* Problem to solve:
Omit pictures and quote the listing below line by line, from its start through the line that holds "fig = plt.figure(figsize=(W".

* Data lines:
-- Start --
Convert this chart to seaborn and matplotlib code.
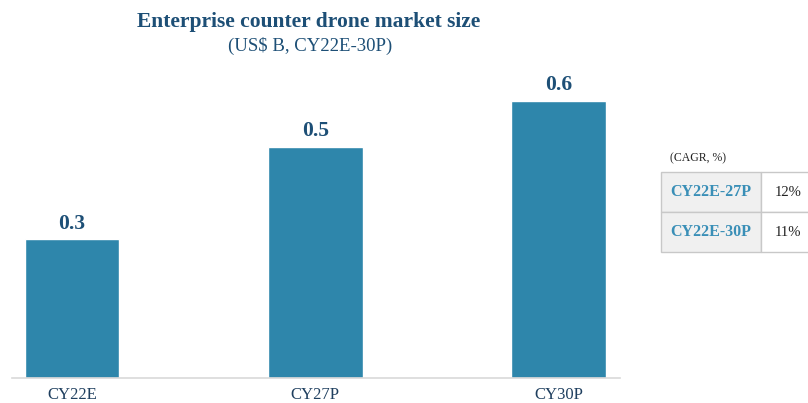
import matplotlib
matplotlib.use("Agg")
import matplotlib.pyplot as plt
import seaborn as sns
import pandas as pd
from matplotlib.patches import Rectangle

# data
years = ["CY22E", "CY27P", "CY30P"]
market_size = [0.3, 0.5, 0.6]
cagr_periods = ["CY22E-27P", "CY22E-30P"]
cagr_values = ["12%", "11%"]

bar_color = "#2e86ab"
navy = "#1d4f76"

sns.set_style("white")
plt.rcParams["font.family"] = ["Liberation Serif", "DejaVu Serif"]

W, H = 808, 403
fig = plt.figure(figsize=(W / 100, H / 100), dpi=100)

# main bar axis, placed in pixel coords
left, right, top, base = 12, 620, 60, 378
ax = fig.add_axes([left / W, 1 - base / H, (right - left) / W, (base - top) / H])

df = pd.DataFrame({"year": years, "size": market_size})
sns.barplot(data=df, x="year", y="size", color=bar_color, saturation=1,
            width=0.39, ax=ax)

ax.set_xlim(-0.247, 2.253)
ax.set_ylim(0, (base - top) / 462.5)
ax.set_yticks([])
ax.set_xlabel("")
ax.set_ylabel("")
for s in ["top", "right", "left"]:
    ax.spines[s].set_visible(False)
ax.spines["bottom"].set_color("#d9d9d9")
ax.spines["bottom"].set_linewidth(1.2)
ax.tick_params(axis="x", length=0, pad=6.5, labelsize=12, labelcolor="#1f3f5f")

for i, v in enumerate(market_size):
    ax.annotate(f"{v:.1f}", (i, v), xytext=(0, 4), textcoords="offset points",
                ha="center", va="bottom", fontsize=15.5, fontweight="bold",
                color=navy)

# titles
fig.text(309 / W, 1 - 22 / H, "Enterprise counter drone market size",
         ha="center", va="center", fontsize=15.5, fontweight="bold", color=navy)
fig.text(310 / W, 1 - 46 / H, "(US$ B, CY22E-30P)",
         ha="center", va="center", fontsize=13.5, color=navy)

# CAGR table
fig.text(670 / W, 1 - 158 / H, "(CAGR, %)", ha="left", va="center",
         fontsize=8.5, color="#222222")
tx0, tx1, tx2 = 661, 761, 812
row_tops = [172, 212]
row_h = 40
for (label, val), ry in zip(zip(cagr_periods, cagr_values), row_tops):
    y0 = 1 - (ry + row_h) / H
    fig.patches.append(Rectangle((tx0 / W, y0), (tx1 - tx0) / W, row_h / H,
                                 transform=fig.transFigure, facecolor="#f0f0f0",
                                 edgecolor="#c8c8c8", linewidth=1))
    fig.patches.append(Rectangle((tx1 / W, y0), (tx2 - tx1) / W, row_h / H,
                                 transform=fig.transFigure, facecolor="white",
                                 edgecolor="#c8c8c8", linewidth=1))
    yc = 1 - (ry + row_h / 2) / H
    fig.text((tx0 + tx1) / 2 / W, yc, label, ha="center", va="center",
             fontsize=11.5, fontweight="bold", color="#3a8fb7")
    fig.text(788 / W, yc, val, ha="center", va="center", fontsize=10.5,
             color="#222222")

fig.savefig("out.png", dpi=100)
-- End --
* Task solution:
Convert this chart to seaborn and matplotlib code.
import matplotlib
matplotlib.use("Agg")
import matplotlib.pyplot as plt
import seaborn as sns
import pandas as pd
from matplotlib.patches import Rectangle

# data
years = ["CY22E", "CY27P", "CY30P"]
market_size = [0.3, 0.5, 0.6]
cagr_periods = ["CY22E-27P", "CY22E-30P"]
cagr_values = ["12%", "11%"]

bar_color = "#2e86ab"
navy = "#1d4f76"

sns.set_style("white")
plt.rcParams["font.family"] = ["Liberation Serif", "DejaVu Serif"]

W, H = 808, 403
fig = plt.figure(figsize=(W / 100, H / 100), dpi=100)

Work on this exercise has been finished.